In der Einladung zur Gala-Premiere von „Mamma Mia!“ steht „Dresscode: Cocktail“. Ich bin ratlos. Was heißt das jetzt? Fragen der Stilkunde gehören nicht zu meinem täglich’ Brot. Außerdem: Künstlerschwarz geht immer. Trotzdem ziehe ich vorsichtshalber Erkundigungen ein. Der Ratschlag eines vorwitzigen Kollegen, er sehe mich schon in einem Cocktailkleid, hilft allerdings nicht weiter. Fündig werde ich schließlich im Internet: Die Männer tragen einen dunklen Anzug, vorzugsweise mit Krawatte, dazu schwarze Lederschuhe. Nun ja, derartige Erkundigungen scheinen nicht alle Premierenbesucher eingeholt zu haben, vor allem einige männliche nicht. Kombinationen aus Lederjacke, Jeans und Turnschuhe sind gleich mehrfach zu sehen, ein jüngerer Kerl (Hipster?) trägt ein rot kariertes Holzfällerhemd mit einer viel zu kurz gebundenen grauen Wollkrawatte, ein anderer führt seine Basecap spazieren. Gut, Udo Walz ist hier jetzt auch eher in schluffiger Freizeitkleidung unterwegs.

Tristan (Peter Seiffert) und Isolde (Waltraud Meier) lieben und sterben an diesem Tag besonders ausdauernd. Mich übermannt gleich zweimal ein Sekundenschlaf. Dafür bin ich in der 2. Szene des 2. Aktes fast zu Tränen gerührt (O sink hernieder, / Nacht der Liebe, / gib Vergessen, / daß ich lebe; / nimm mich auf / in deinen Schoß, / löse von/ der Welt mich los!), ebenso in der Schlußszene bei Isoldes Liebestod.

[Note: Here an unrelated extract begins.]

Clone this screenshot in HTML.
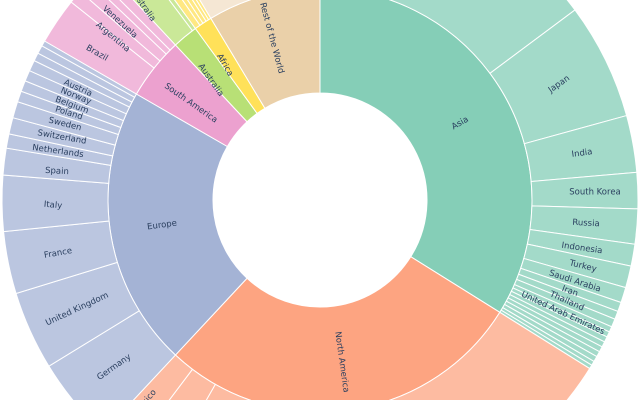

Von Cecilia Bartoli in den höchsten Tönen zu schwärmen wäre immer noch untertrieben. Vor ihrer Sangeskunst müssen alle Worte verstummen.

Hinreißend auch das Gute-Laune-Musical „Mamma Mia!“ mit 22 weltbekannten, hier eingedeutschten Abba-Hits. Besonders überzeugt das Damen-Trio Donna (Sabine Mayer), Rosie (Barbara Raunegger) und Tanja (Betty Vermeulen). Das Stück läuft im Theater des Westens bis zum 14. Februar 2015. Ein Besuch ist ausdrücklich zu empfehlen.